Sur le plan éducatif, le choix de l’environnement de l’enfant précoce peut aussi être déterminant. Notre système scolaire a certes évolué et reconnaît officiellement leur spécificité. Mais il existe encore des réticences de la part des chefs d’établissement et des enseignants à adapter leur pratique pédagogique à ce public particulier. Face à la pression normalisatrice de nos écoles françaises qui s’échinent à vouloir niveler – au prétexte de l’égalité d’accès au savoir – la diversité des profils psycho émotionnels et intellectuels des enfants, ceux à haut potentiel sont souvent confrontés à un dilemme : soit j’affirme ma différence et j’assume ma position (au risque d’être mal vu par certains professeurs, si je ne respecte pas les consignes à la lettre et rejeté par mes camarades) ; soit je renonce à ma spécificité et je rentre dans le rang … Cette deuxième attitude favorise le risque d’inhibition intellectuelle : l’enfant précoce peut alors déprimer s’il s’ennuie à l’école, se replier davantage sur lui-même, voire développer des troubles de l’attention et de l’anxiété.

 

QI très élevé et réussite scolaire
Y a t-il une corrélation entre le niveau de QI de l’enfant précoce et sa réussite scolaire ?
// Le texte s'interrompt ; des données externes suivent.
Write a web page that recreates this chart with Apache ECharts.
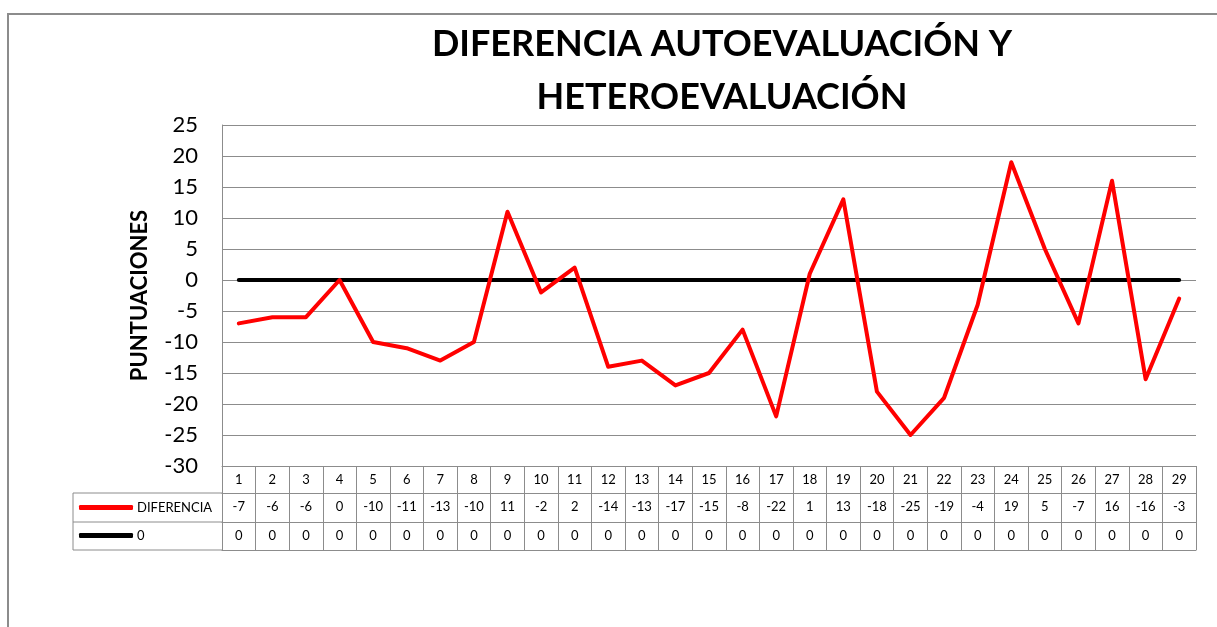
<!DOCTYPE html>
<html>
<head>
<meta charset="utf-8">
<script src="https://cdn.jsdelivr.net/npm/echarts@6/dist/echarts.min.js"></script>
<style>html,body{margin:0;padding:0;background:#fff;}#c{width:1217px;height:627px;}</style>
</head>
<body>
<div id="c"></div>
<script>
var categories = ['1','2','3','4','5','6','7','8','9','10','11','12','13','14','15','16','17','18','19','20','21','22','23','24','25','26','27','28','29'];
var diferencia = [-7,-6,-6,0,-10,-11,-13,-10,11,-2,2,-14,-13,-17,-15,-8,-22,1,13,-18,-25,-19,-4,19,5,-7,16,-16,-3];
var cero = [0,0,0,0,0,0,0,0,0,0,0,0,0,0,0,0,0,0,0,0,0,0,0,0,0,0,0,0,0];
var titleText = 'DIFERENCIA AUTOEVALUACIÓN Y\nHETEROEVALUACIÓN';
var yName = 'PUNTUACIONES';

var FONT = 'Lato, "Open Sans", sans-serif';
var GRAY = '#8c8c8c';
var G = {left: 222, right: 21, top: 125, height: 341};
var ROW = [27, 29, 28]; // table row heights
var tableLeft = 73;
var gBottom = G.top + G.height;
var r1 = gBottom + ROW[0], r2 = r1 + ROW[1], r3 = r2 + ROW[2];

function tableAxis(offset, tickLen, formatter, showLabel) {
  return {
    type: 'category', data: categories, position: 'bottom', offset: offset,
    boundaryGap: true,
    axisLine: {show: true, onZero: false, lineStyle: {color: GRAY, width: 1}},
    axisTick: {show: tickLen > 0, length: tickLen, lineStyle: {color: GRAY, width: 1}},
    axisLabel: {show: showLabel, margin: 7, fontSize: 13, color: '#000', fontFamily: FONT,
      interval: 0, formatter: formatter},
    splitLine: {show: false}
  };
}

var chart = echarts.init(document.getElementById('c'), null, {renderer: 'canvas'});
chart.setOption({
  animation: false,
  backgroundColor: '#fff',
  title: {
    text: titleText, left: 722, top: 18, textAlign: 'center', padding: 0,
    textStyle: {fontFamily: FONT, fontWeight: 'bold', fontSize: 36, color: '#000', lineHeight: 53}
  },
  grid: {left: G.left, right: G.right, top: G.top, height: G.height, containLabel: false},
  legend: [
    {data: ['DIFERENCIA'], left: 79, top: r1 + 8, padding: 0, orient: 'vertical', icon: 'roundRect',
     itemWidth: 54, itemHeight: 5, itemGap: 0, selectedMode: false,
     textStyle: {fontFamily: FONT, fontSize: 13, color: '#000', padding: [0,0,0,-1]}},
    {data: ['0'], left: 79, top: r2 + 7, padding: 0, orient: 'vertical', icon: 'roundRect',
     itemWidth: 54, itemHeight: 5, itemGap: 0, selectedMode: false,
     textStyle: {fontFamily: FONT, fontSize: 13, color: '#000', padding: [0,0,0,-1]}}
  ],
  xAxis: [
    tableAxis(0, ROW[0], function (v) { return v; }, true),
    tableAxis(ROW[0], ROW[1], function (v, i) { return String(diferencia[i]); }, true),
    tableAxis(ROW[0] + ROW[1], ROW[2], function (v, i) { return String(cero[i]); }, true),
    tableAxis(ROW[0] + ROW[1] + ROW[2], 0, function () { return ''; }, false)
  ],
  yAxis: {
    type: 'value', min: -30, max: 25, interval: 5,
    name: yName, nameLocation: 'middle', nameGap: 71, nameRotate: 90,
    nameTextStyle: {fontFamily: FONT, fontWeight: 'bold', fontSize: 22, color: '#000'},
    axisLine: {show: true, lineStyle: {color: GRAY, width: 1}},
    axisTick: {show: false},
    axisLabel: {fontFamily: FONT, fontSize: 22, color: '#000', margin: 24},
    splitLine: {show: true, lineStyle: {color: GRAY, width: 1}}
  },
  series: [
    {name: '0', type: 'line', data: cero, xAxisIndex: 0, symbol: 'none', z: 2,
     lineStyle: {color: '#000000', width: 4, cap: 'round', join: 'round'},
     itemStyle: {color: '#000000'}},
    {name: 'DIFERENCIA', type: 'line', data: diferencia, xAxisIndex: 0, symbol: 'none', z: 3,
     lineStyle: {color: '#ff0000', width: 4, cap: 'round', join: 'round'},
     itemStyle: {color: '#ff0000'}}
  ],
  graphic: [
    {type: 'rect', silent: true, shape: {x: 8, y: 14, width: 1400, height: 800},
     style: {fill: null, stroke: GRAY, lineWidth: 2}},
    {type: 'polyline', silent: true,
     shape: {points: [[G.left, r1], [tableLeft, r1], [tableLeft, r3], [G.left, r3]]},
     style: {fill: null, stroke: GRAY, lineWidth: 1}},
    {type: 'line', silent: true, shape: {x1: tableLeft, y1: r2, x2: G.left, y2: r2},
     style: {stroke: GRAY, lineWidth: 1}}
  ]
});
</script>
</body>
</html>
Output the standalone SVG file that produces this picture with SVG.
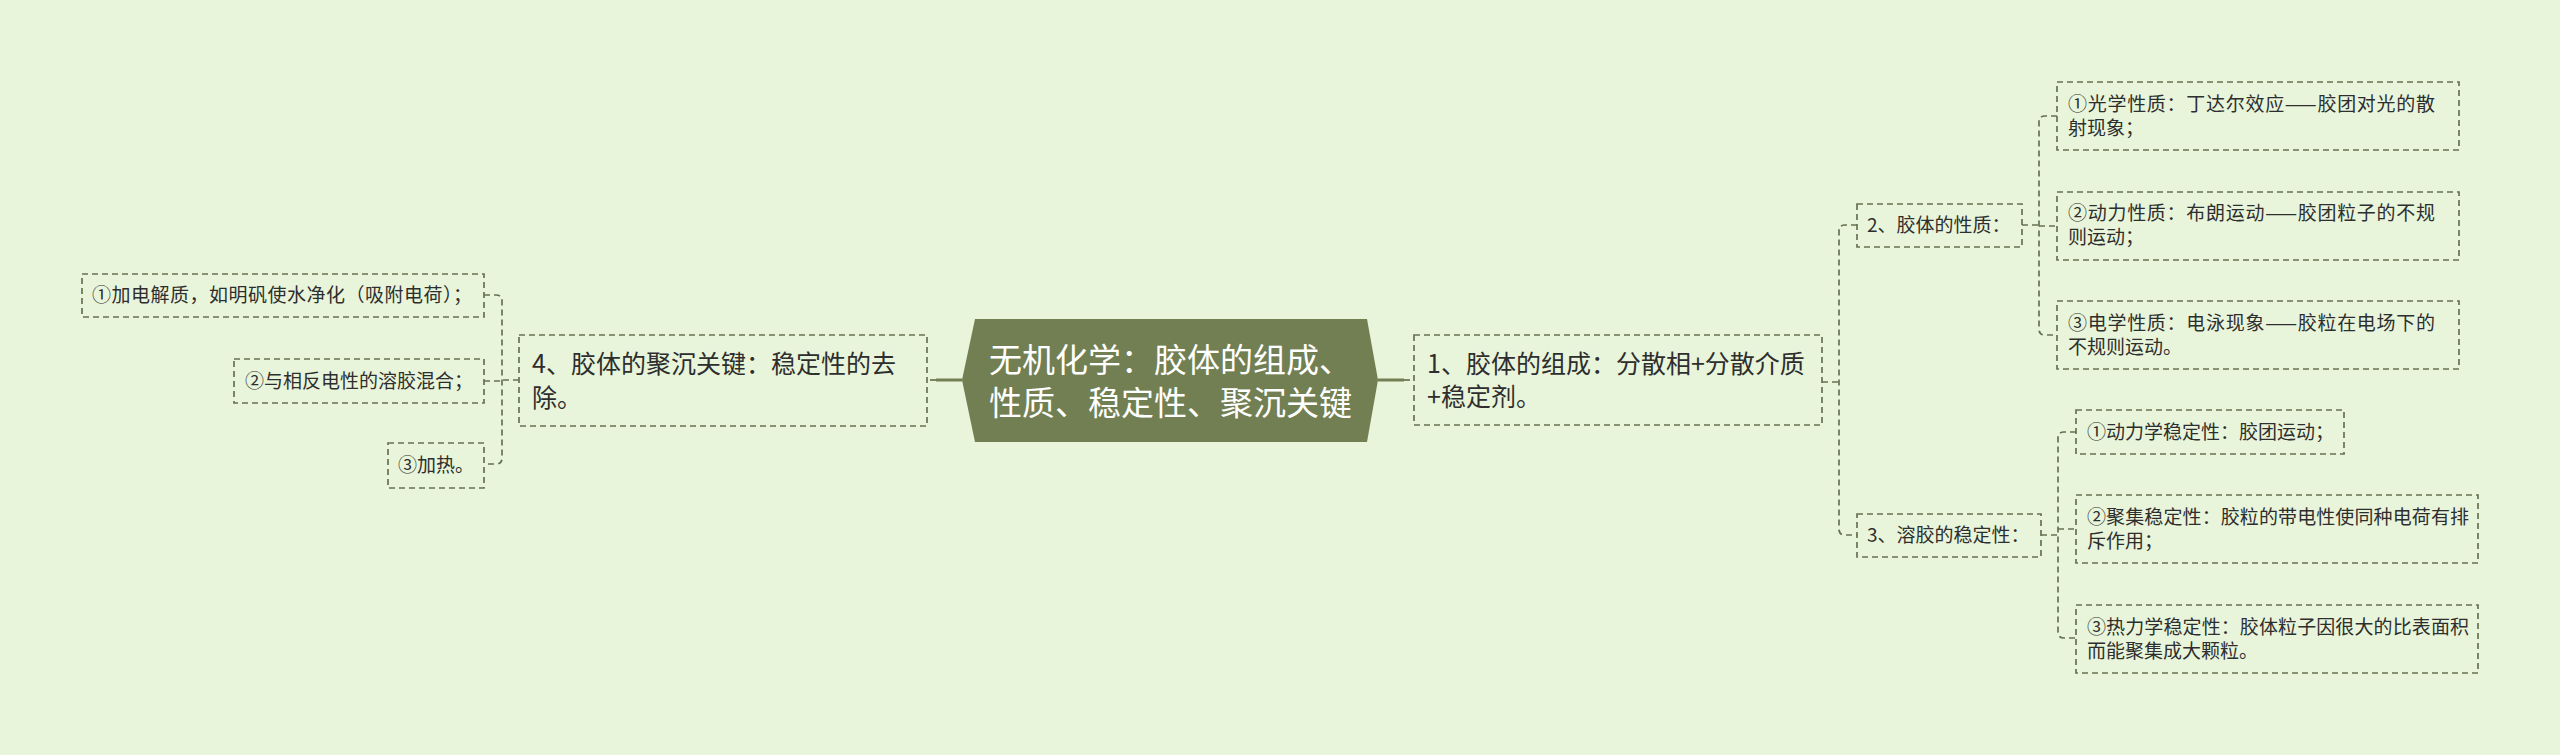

 Statistiquement « non » mais ce n’est pas aussi simple. Un enfant est considéré comme précoce lorsque son QI est supérieur ou égal à 130 (test de Wechsler). Mais si l’on peut mesurer facilement les effets de l’intelligence, il n’en est pas de même de sa nature car peu de données scientifiques sur le fonctionnement psycho-cognitif sont encore clairement validées. Contrairement à ce que l’on pourrait penser, ce ne sont pas forcément ceux qui ont le niveau de QI le plus élevé qui ont le plus de chance de réussir dans leur parcours scolaire puis dans leur choix d’orientation professionnelle. C’est ce que j’ai pu constater en consultation et une enquête le confirme : lorsque le QI total est supérieur ou égal à 145 (avec un fort écart entre le niveau verbal et le niveau performance), l’enfant a d’autant plus de problèmes à gérer son décalage intellectuel avec son environnement. Ces enfants-là sont aussi plus exposés que les autres précoces à développer des troubles socio-émotionnels. Centrés sur eux-mêmes, certains sont dans l’évitement relationnel ou la fuite en avant. Ils sont bloqués par leur perfectionnisme exacerbé et ont tendance à procrastiner, dans le doute de trouver leur place dans une situation sociale donnée.